**Exercise prompt:** What is needed is the run of lines from the one containing "Write the Apache ECharts code for this chart." through the one containing "const chart = echarts.init(document.getElementById('chart'));", echoed exactly, with both ends kept and nothing added.
>> Start
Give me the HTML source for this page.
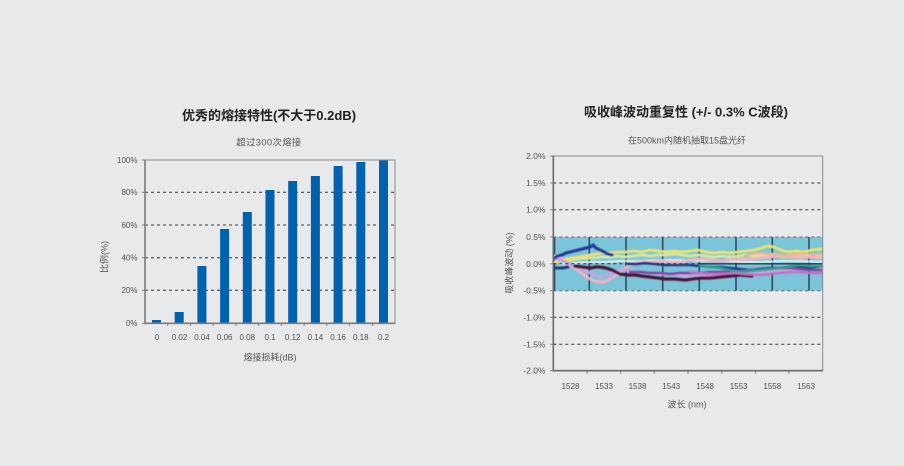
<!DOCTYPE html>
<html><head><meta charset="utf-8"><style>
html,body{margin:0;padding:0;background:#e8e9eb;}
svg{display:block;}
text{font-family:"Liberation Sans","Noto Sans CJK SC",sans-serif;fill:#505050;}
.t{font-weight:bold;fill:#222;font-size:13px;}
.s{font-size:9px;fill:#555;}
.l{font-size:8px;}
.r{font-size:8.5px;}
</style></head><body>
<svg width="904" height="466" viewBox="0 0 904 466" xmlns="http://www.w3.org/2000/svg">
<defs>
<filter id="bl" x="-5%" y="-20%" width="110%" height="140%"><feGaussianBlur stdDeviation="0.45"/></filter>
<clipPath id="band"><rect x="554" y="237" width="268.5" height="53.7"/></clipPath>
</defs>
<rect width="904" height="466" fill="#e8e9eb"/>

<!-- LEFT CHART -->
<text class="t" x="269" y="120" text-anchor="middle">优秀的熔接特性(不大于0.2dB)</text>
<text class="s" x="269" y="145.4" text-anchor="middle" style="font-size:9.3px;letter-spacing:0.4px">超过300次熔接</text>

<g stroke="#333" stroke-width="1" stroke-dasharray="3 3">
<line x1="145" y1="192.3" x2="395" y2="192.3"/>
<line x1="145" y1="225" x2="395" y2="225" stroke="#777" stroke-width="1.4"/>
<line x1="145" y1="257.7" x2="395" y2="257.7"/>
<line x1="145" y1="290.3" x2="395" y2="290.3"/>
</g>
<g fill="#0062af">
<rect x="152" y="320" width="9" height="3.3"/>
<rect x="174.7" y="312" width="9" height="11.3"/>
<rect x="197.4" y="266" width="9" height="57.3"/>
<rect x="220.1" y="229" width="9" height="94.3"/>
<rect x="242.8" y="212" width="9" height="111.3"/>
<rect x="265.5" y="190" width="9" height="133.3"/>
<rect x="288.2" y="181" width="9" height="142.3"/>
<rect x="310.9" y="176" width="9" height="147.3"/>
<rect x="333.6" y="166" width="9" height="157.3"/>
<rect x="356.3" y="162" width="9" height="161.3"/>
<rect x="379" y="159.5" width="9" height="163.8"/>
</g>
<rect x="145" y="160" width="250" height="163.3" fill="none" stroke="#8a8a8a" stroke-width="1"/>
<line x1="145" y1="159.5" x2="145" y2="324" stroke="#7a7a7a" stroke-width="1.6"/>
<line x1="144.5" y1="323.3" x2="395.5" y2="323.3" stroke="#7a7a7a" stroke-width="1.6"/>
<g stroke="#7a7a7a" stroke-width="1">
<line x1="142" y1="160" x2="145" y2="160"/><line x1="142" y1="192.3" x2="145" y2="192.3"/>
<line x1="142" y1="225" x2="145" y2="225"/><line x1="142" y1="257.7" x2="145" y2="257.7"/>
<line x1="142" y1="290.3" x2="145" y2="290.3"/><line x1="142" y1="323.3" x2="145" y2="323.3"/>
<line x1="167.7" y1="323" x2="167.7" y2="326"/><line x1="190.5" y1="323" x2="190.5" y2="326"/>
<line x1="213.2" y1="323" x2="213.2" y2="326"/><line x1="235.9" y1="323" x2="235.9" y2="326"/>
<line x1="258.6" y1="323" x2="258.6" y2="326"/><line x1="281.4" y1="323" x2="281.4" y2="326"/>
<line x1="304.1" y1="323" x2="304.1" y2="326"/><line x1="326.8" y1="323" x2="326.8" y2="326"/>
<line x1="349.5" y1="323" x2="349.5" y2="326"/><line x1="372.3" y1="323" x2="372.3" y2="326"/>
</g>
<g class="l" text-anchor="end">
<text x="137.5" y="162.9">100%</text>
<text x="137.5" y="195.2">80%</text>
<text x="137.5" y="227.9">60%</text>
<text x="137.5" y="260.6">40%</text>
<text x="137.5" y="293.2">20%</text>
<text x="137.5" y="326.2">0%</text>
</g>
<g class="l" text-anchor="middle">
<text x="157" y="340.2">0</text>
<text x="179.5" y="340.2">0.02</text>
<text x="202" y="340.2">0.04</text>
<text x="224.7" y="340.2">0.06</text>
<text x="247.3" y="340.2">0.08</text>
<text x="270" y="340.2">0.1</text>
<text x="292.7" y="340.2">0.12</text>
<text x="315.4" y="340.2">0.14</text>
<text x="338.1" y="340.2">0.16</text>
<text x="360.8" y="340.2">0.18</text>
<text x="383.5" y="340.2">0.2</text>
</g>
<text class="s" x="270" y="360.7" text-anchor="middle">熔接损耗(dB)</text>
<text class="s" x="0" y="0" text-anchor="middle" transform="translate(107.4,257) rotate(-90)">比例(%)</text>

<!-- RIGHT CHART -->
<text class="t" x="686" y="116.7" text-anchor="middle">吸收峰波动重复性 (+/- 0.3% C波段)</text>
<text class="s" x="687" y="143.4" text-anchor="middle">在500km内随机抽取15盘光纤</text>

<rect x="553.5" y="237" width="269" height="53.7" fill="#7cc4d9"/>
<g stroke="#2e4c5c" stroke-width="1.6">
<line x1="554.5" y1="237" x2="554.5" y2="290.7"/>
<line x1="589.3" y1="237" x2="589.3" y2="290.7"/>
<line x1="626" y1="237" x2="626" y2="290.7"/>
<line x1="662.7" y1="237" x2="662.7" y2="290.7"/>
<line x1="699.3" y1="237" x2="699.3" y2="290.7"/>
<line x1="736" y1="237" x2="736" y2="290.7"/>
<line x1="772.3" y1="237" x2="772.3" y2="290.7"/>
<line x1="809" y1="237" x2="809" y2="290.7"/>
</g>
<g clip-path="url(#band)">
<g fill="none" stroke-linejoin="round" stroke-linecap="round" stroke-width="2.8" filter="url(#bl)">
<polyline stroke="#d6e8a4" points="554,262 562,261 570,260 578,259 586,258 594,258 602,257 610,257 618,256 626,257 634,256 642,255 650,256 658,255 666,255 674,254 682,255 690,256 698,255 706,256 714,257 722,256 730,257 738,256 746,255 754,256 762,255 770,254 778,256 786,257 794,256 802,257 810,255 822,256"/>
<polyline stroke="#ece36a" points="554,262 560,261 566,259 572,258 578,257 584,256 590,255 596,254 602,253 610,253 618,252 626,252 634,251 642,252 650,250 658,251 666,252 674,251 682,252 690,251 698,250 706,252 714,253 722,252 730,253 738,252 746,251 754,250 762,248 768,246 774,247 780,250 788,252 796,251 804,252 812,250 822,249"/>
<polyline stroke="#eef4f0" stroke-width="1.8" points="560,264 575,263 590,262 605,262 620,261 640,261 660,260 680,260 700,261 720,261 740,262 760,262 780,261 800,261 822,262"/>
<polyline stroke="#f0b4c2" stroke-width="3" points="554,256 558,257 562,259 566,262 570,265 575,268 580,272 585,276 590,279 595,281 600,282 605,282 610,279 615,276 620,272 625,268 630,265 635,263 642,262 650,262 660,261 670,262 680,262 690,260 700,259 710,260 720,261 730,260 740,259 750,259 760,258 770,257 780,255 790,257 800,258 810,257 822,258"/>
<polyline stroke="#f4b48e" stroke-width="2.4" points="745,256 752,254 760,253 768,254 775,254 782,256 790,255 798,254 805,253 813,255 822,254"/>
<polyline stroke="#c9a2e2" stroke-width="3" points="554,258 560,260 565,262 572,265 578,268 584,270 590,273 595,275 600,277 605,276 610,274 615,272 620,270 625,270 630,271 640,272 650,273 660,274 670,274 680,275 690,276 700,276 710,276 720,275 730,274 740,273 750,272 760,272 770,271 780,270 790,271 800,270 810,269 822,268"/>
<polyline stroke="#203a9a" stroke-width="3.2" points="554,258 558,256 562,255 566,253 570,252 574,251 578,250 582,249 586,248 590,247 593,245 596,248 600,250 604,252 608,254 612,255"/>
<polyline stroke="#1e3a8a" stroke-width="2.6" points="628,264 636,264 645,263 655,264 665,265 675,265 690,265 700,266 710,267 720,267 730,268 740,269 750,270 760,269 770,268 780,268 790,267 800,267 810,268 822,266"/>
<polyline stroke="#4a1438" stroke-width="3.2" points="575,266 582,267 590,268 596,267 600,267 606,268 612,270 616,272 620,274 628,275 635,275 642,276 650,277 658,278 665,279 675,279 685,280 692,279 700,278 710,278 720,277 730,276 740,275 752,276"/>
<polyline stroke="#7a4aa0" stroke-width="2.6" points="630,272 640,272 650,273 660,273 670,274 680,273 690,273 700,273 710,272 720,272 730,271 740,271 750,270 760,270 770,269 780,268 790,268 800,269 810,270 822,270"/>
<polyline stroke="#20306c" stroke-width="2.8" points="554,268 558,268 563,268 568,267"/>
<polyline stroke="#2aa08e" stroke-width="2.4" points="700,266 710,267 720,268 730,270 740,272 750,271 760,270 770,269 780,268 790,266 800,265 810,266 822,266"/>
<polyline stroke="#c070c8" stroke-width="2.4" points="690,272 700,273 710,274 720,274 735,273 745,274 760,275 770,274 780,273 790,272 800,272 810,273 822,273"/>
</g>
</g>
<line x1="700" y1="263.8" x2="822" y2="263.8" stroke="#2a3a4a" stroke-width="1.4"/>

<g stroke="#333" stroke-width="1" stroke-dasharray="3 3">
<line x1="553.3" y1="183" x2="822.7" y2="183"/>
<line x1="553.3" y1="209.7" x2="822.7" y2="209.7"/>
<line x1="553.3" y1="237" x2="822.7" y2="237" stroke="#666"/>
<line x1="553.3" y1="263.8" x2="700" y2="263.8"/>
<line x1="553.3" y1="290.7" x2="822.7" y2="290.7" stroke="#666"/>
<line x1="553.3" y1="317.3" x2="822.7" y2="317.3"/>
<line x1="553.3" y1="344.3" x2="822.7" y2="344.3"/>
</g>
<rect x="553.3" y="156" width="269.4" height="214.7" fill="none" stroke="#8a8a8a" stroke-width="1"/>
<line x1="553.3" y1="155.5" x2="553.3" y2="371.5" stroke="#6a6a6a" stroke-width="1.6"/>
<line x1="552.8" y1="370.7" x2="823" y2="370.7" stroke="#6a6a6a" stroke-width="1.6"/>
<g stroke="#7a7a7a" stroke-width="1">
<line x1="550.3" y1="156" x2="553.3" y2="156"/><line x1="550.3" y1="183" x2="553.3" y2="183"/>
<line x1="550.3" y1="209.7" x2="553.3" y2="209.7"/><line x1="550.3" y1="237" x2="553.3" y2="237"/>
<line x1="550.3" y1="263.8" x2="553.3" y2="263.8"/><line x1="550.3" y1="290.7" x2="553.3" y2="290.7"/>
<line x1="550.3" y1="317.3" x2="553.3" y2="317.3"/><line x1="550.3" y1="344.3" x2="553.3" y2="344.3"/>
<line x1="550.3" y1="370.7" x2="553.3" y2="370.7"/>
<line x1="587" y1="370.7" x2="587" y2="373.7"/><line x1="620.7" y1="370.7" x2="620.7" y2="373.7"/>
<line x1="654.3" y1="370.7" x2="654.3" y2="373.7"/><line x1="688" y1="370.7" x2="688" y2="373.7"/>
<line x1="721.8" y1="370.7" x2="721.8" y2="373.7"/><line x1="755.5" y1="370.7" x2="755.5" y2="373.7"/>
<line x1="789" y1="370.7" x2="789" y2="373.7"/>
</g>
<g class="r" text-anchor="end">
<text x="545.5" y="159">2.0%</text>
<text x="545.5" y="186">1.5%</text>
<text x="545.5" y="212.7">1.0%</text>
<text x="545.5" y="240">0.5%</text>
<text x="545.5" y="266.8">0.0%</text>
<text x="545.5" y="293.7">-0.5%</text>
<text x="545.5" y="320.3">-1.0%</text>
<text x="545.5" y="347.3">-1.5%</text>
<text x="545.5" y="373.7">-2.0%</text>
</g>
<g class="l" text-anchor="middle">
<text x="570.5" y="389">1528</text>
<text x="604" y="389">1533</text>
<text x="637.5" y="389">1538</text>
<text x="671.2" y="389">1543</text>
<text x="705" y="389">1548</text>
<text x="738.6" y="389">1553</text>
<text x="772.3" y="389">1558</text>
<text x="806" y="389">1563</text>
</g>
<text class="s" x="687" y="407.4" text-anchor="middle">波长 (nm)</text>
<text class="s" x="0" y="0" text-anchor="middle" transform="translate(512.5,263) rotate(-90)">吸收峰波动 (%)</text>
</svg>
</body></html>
>> End
>> Start
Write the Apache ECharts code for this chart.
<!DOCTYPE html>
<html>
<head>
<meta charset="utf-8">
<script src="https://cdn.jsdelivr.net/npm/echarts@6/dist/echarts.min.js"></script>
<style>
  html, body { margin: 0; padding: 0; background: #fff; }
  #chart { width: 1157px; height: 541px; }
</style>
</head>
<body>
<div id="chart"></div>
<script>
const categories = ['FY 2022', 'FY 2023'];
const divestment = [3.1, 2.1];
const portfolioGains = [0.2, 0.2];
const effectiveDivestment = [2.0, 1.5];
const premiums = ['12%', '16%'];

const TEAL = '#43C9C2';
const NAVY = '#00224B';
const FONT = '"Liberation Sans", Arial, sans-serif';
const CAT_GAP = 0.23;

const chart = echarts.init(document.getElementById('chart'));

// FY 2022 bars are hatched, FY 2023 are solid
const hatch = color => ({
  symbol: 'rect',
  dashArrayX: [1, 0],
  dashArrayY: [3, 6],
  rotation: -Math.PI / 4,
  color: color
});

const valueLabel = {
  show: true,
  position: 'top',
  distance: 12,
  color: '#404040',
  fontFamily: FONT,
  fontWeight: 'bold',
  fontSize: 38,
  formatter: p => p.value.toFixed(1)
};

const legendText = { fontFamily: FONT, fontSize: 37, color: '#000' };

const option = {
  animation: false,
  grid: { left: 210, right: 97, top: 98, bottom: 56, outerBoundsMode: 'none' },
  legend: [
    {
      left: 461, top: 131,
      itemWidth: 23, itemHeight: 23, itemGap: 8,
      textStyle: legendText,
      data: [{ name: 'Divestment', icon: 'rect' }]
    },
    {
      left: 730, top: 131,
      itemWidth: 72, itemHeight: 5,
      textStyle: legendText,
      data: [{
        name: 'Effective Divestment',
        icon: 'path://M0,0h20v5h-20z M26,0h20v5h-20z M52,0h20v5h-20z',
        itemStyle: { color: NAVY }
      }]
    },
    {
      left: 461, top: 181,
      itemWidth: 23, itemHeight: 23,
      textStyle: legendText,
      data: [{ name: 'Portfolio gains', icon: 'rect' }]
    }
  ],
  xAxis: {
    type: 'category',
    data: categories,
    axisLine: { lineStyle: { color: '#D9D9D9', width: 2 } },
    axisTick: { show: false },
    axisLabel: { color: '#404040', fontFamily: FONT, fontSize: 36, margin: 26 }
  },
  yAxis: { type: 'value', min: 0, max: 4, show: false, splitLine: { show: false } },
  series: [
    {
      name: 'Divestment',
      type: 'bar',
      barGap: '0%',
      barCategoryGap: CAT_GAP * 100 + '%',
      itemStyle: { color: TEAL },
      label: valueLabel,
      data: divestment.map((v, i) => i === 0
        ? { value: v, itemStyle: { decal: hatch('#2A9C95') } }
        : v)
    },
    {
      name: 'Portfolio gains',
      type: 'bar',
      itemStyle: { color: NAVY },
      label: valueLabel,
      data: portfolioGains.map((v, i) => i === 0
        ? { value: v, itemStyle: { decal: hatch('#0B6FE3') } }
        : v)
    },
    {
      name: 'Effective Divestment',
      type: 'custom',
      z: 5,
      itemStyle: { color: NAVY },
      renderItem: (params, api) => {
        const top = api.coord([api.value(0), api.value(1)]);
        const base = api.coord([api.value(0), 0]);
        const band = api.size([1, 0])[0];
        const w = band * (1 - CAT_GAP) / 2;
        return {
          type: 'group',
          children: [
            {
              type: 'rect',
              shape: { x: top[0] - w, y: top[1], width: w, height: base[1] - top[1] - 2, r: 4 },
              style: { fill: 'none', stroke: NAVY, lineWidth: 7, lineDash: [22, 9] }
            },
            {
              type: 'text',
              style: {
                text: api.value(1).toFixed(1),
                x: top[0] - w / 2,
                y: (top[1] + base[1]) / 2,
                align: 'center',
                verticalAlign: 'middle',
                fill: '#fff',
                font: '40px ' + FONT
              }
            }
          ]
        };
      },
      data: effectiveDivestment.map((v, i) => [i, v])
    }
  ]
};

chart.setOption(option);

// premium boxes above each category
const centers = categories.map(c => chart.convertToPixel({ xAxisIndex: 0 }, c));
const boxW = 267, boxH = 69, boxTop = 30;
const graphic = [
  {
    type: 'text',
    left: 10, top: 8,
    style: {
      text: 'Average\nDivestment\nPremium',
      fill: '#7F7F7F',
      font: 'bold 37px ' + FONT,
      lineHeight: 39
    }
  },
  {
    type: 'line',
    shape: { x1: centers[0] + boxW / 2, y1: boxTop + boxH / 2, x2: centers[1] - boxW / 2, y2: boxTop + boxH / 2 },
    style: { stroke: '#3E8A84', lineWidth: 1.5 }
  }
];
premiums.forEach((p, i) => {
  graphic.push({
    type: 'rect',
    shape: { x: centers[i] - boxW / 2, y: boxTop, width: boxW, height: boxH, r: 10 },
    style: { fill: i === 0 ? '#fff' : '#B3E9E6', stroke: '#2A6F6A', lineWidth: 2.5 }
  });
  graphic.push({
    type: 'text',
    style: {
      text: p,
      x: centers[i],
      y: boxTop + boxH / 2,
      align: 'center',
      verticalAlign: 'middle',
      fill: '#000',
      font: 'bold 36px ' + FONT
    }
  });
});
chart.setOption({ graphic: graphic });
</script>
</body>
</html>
>> End
**Answer in full:**
Write the Apache ECharts code for this chart.
<!DOCTYPE html>
<html>
<head>
<meta charset="utf-8">
<script src="https://cdn.jsdelivr.net/npm/echarts@6/dist/echarts.min.js"></script>
<style>
  html, body { margin: 0; padding: 0; background: #fff; }
  #chart { width: 1157px; height: 541px; }
</style>
</head>
<body>
<div id="chart"></div>
<script>
const categories = ['FY 2022', 'FY 2023'];
const divestment = [3.1, 2.1];
const portfolioGains = [0.2, 0.2];
const effectiveDivestment = [2.0, 1.5];
const premiums = ['12%', '16%'];

const TEAL = '#43C9C2';
const NAVY = '#00224B';
const FONT = '"Liberation Sans", Arial, sans-serif';
const CAT_GAP = 0.23;

const chart = echarts.init(document.getElementById('chart'));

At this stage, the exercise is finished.